Indonesia has received investment proposals from South Korean and Taiwanese players who are willing to put in millions of dollars in the film and cinema exhibition business.
This comes close on the heels of the government announcing lifting of foreign investment caps from a wide basket of sectors, including the film industry segments.
Indonesia Investment Coordinating Board head Franky Sibarani said, they have received interest from South Korean investors who are planning to invest up to $200 million to build new cinema screens across up to 800 points in the country while a Taiwanese company has set aside $5 million for the same purpose.

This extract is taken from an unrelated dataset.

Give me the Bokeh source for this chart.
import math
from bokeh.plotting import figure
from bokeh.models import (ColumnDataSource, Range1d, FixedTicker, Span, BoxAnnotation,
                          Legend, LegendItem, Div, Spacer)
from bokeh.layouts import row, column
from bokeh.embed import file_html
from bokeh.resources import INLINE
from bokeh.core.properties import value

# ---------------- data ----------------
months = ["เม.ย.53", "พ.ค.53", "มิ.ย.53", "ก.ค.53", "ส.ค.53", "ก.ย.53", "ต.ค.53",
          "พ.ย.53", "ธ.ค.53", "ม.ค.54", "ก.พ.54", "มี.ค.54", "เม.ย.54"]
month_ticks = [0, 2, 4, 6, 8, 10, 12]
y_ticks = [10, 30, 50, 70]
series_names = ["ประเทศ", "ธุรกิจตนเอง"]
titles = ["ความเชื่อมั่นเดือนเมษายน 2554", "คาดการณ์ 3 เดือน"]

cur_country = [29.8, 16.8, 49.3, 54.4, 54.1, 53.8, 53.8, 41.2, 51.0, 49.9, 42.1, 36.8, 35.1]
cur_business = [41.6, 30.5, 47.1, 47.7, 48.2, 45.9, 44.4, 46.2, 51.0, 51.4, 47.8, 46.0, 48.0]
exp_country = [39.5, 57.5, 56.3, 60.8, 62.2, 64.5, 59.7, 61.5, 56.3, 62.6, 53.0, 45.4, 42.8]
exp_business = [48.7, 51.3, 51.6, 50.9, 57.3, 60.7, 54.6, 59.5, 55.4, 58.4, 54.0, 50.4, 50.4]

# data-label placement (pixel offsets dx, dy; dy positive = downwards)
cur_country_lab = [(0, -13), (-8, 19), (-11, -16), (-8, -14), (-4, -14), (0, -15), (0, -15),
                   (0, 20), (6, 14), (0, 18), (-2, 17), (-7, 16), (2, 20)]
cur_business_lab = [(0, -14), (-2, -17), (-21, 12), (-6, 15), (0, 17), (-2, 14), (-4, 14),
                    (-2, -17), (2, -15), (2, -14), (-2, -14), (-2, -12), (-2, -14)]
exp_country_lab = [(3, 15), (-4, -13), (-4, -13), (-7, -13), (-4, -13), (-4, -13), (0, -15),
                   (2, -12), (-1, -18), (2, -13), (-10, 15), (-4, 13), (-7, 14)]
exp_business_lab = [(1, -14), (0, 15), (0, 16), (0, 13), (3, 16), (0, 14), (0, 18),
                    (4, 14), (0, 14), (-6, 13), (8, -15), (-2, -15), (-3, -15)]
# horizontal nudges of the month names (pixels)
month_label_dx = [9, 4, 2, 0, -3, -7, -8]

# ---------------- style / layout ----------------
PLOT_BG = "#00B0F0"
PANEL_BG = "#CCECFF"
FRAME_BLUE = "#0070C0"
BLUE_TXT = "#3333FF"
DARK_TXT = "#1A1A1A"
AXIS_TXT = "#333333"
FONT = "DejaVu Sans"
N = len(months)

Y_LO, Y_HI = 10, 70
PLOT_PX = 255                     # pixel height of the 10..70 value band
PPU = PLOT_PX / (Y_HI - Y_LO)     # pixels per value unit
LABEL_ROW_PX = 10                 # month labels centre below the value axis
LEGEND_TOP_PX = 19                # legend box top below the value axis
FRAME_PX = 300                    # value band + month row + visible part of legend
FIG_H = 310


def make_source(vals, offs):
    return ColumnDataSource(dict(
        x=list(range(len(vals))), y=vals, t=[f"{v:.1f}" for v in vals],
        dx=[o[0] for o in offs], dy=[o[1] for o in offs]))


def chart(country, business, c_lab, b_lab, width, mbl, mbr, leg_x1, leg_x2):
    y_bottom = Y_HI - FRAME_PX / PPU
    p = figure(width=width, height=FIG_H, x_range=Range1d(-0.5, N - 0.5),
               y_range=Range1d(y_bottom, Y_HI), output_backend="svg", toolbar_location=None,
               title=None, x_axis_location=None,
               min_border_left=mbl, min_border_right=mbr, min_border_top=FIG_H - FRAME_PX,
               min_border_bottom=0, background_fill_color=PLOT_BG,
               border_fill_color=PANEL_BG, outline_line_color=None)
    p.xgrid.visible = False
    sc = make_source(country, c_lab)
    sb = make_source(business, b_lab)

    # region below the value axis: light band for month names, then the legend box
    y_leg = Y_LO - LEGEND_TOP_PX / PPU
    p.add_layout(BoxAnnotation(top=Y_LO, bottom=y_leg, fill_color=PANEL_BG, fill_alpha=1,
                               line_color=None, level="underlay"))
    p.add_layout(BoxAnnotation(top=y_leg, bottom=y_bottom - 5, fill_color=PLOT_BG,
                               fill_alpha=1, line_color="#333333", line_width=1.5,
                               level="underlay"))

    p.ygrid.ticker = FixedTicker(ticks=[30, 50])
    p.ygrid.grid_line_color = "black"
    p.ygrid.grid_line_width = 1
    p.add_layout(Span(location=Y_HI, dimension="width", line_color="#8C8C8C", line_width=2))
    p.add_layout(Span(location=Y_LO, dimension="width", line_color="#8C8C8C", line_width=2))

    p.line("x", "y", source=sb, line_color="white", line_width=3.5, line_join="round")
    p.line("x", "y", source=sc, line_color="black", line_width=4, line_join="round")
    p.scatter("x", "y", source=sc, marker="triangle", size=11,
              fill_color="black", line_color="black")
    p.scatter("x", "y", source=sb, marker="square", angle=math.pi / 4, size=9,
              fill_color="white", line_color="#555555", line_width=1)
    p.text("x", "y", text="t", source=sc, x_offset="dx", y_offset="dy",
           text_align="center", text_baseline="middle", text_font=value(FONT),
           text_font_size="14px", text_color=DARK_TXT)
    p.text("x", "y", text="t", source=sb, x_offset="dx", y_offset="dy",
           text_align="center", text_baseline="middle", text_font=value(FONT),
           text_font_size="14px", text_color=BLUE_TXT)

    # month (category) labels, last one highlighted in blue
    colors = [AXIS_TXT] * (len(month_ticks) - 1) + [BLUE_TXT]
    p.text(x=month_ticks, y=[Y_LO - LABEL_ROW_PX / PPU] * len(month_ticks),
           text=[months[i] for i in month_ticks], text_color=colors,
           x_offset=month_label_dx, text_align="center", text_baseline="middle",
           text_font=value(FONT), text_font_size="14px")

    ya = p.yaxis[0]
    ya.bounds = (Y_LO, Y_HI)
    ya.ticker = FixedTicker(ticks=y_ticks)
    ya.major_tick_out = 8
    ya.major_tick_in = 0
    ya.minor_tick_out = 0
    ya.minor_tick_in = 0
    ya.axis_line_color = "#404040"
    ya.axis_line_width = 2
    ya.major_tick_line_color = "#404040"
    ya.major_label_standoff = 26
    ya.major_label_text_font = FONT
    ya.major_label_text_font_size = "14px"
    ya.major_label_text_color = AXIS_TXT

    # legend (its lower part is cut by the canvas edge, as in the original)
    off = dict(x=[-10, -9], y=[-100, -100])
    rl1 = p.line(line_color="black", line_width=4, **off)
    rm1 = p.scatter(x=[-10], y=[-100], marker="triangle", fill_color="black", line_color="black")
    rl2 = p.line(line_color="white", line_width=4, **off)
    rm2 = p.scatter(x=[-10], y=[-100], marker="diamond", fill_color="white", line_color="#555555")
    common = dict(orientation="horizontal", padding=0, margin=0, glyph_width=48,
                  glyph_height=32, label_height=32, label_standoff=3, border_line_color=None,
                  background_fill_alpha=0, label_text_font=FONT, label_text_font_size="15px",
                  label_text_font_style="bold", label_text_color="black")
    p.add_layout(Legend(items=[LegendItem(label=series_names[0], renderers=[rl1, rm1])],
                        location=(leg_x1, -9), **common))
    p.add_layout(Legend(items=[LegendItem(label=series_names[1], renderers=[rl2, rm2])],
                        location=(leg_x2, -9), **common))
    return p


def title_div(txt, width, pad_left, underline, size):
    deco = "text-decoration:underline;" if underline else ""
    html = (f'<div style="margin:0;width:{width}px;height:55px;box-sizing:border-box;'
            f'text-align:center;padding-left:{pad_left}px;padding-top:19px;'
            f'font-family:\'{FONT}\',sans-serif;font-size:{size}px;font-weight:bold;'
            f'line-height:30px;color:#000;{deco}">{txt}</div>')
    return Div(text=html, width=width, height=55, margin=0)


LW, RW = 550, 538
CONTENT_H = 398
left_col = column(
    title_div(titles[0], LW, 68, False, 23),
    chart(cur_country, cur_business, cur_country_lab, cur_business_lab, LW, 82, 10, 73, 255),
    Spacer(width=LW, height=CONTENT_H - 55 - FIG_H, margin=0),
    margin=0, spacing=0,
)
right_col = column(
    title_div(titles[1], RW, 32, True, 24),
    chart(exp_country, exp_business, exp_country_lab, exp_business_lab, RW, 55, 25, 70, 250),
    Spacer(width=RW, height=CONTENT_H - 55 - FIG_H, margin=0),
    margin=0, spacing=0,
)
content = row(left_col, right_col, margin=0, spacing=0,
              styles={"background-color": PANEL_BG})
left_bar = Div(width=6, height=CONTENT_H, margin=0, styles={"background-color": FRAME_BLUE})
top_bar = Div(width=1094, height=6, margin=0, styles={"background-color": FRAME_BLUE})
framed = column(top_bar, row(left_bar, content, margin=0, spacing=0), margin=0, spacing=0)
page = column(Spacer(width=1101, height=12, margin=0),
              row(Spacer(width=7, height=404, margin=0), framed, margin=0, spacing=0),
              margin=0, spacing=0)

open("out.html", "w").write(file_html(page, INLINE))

With a population of 250 million, Indonesia has one of the lowest penetration of movie screens at just 1,000.
Early in February, the government revised its negative investment list, to allow 100% foreign ownership in certain sectors, including in the film industry in areas such as technical services, production, distribution, exhibition and cinemas.
“This policy change is expected to encourage the development of national film industry,” he said, in an official statement.
Sibrani said, more and more companies investing in the field of cinema can generate a huge multiplier effect for the economy of Indonesia. “In the future, creative economy can become the backbone for Indonesia’s economy,” he said.
Indonesian cinema industry has been dominated by Cinema 21 Group followed by Blitz Megaplex, partly owned by a South Korean investor. The competition in the cinema industry is likely to hot up with the entry of new cinema operator of Lippo Group, Cinemaxx Global Pasifik, a subsidiary of First Media, in 2014 as well as the entry of foreign investors in the market.